The first debut to show up on box office chart is The Woman in Black 2: Angel of Death at number four. The Ryan Kavanaugh-produced horror film brought in $15.1 million, blowing past expectations despite poor critical reviews.
Rounding out the top five was Night at the Museum: Secret of the Tomb which began leaving theaters – showing in 112 less locations than last weekend.
Fresh off of topping several big name film festivals, The Imitation Game saw a boost in revenue as well as a minor boost in theater presence. Now showing in 754 theaters nationwide, the Alan Turing biopic made $8.1 million over the weekend, or a 2.3% bump over last weekend. A small increase, but it was one of the few films to actually do better week-over-week, and the only film in the top 20 to not have a decline.
The big winner in the per-theater average department was once again American Sniper. Despite still only being shown in 4 theaters, the film managed to gross $640,000 for a $160,000 per-theater average. This puts the film’s total domestic gross over $2 million after only a week in this small selection of locations.

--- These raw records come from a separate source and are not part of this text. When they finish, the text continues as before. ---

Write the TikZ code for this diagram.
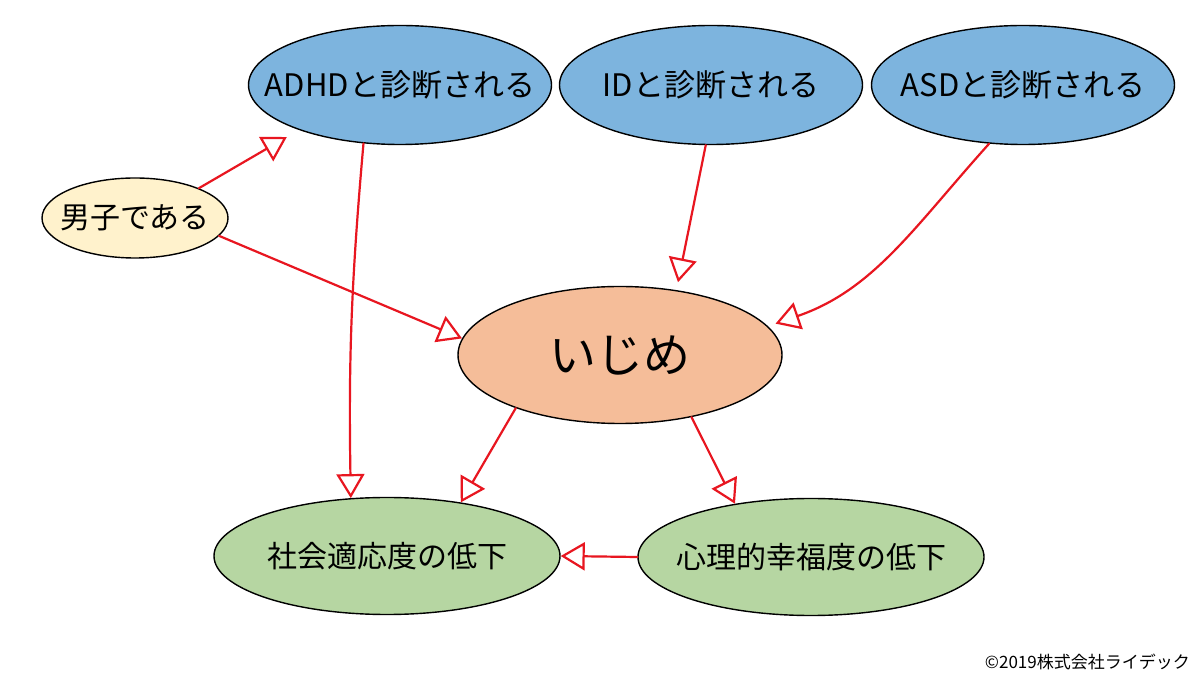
\documentclass[tikz,border=0pt]{standalone}
\usepackage{fontspec}
\setmainfont{Noto Sans CJK JP}
\usetikzlibrary{arrows.meta,shapes.geometric}
\definecolor{eblue}{RGB}{125,180,222}
\definecolor{eorange}{RGB}{245,189,153}
\definecolor{eyellow}{RGB}{255,242,204}
\definecolor{egreen}{RGB}{182,214,162}
\definecolor{ared}{RGB}{232,22,32}
\newcommand{\zw}[1]{\makebox[0pt]{#1}}
\tikzset{
  ell/.style={ellipse,draw=black,line width=1.4pt,inner sep=0pt,font=\fontsize{30}{34}\selectfont},
  blueell/.style={ell,fill=eblue,minimum width=303pt,minimum height=119pt,font=\fontsize{31}{34}\selectfont},
  greenell/.style={ell,fill=egreen,minimum width=346pt,minimum height=117pt},
  arr/.style={draw=ared,line width=2.2pt,line cap=round,line join=round,
    -{Triangle[open,length=24pt,width=28pt,line width=2.2pt]}}
}
\begin{document}
\begin{tikzpicture}[x=1pt,y=1pt]
\fill[white] (0,0) rectangle (1200,675);
\useasboundingbox (0,0) rectangle (1200,675);
\node[blueell] (adhd) at (400,590) {\zw{ADHDと診断される}};
\node[blueell] (id) at (711,590) {\zw{IDと診断される}};
\node[blueell] (asd) at (1023,590) {\zw{ASDと診断される}};
\node[ell,fill=eyellow,minimum width=186pt,minimum height=80pt] (dan) at (135,457) {\zw{男子である}};
\node[ell,fill=eorange,minimum width=324pt,minimum height=137pt,font=\fontsize{47}{52}\selectfont] (ijime) at (620,320) {\zw{いじめ}};
\node[greenell] (shakai) at (387,119) {\zw{社会適応度の低下}};
\node[greenell] (shinri) at (811,118) {\zw{心理的幸福度の低下}};
\node[anchor=south east,inner sep=0pt,font=\fontsize{17}{20}\selectfont] (copy) at (1190,5) {©2019株式会社ライデック};
\draw[arr,shorten >=14pt] (dan.25) -- (adhd.204);
\draw[arr] (dan.-12) -- (ijime.174);
\draw[arr] (adhd.238) to[bend right=3] (shakai.122);
\draw[arr,shorten >=8pt] (id.265) -- (ijime.49);
\draw[arr,shorten >=8pt] (asd.240) to[out=228,in=19] (ijime.11);
\draw[arr] (ijime.207) -- (shakai.36);
\draw[arr] (ijime.-41) -- (shinri.145);
\draw[arr] (shinri.west) -- (shakai.east);
\end{tikzpicture}
\end{document}
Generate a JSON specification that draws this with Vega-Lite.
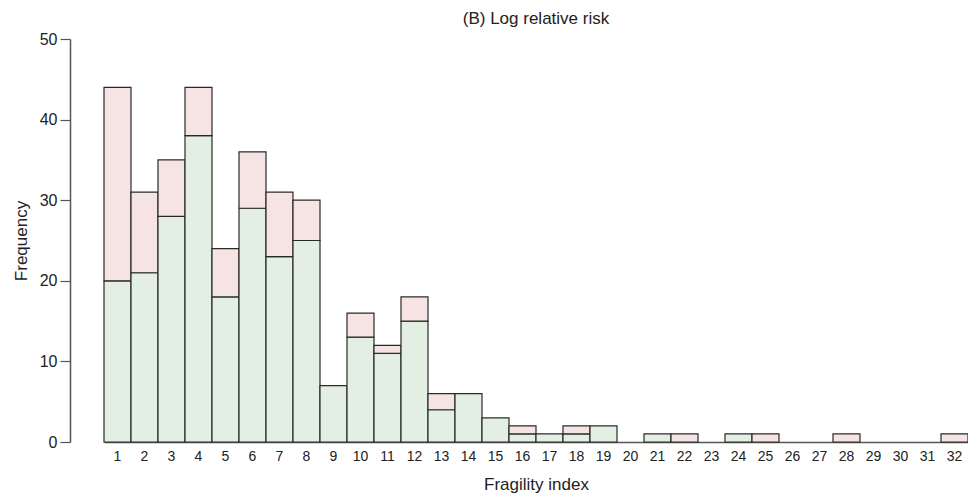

Foxcatcher came under some fire from Mark Schultz, the man whom the Oscar-contending film is based off of, but still pulled in $903,000 as it begins to exit theaters. In a series of inflammatory tweets, Schultz hurled insults at Foxcatcher director Bennett Miller and promised to ruin his career, among other threats. Presumably after a sit-down talk with a PR manager, Schultz toned down his remarks and later calmly explained that he is mostly upset with how his character, and relationships with other characters in the film, were portrayed.
Last year during this time it was once again Frozen topping the charts, but Paranormal Activity: The Marked Ones managed to beat out The Hobbit: Desolation of Smaug for the number two spot over its opening weekend. It was another slow weekend for the weekend box office, as the first weekend of January normally is, with a 28% overall drop in revenue week-over-week.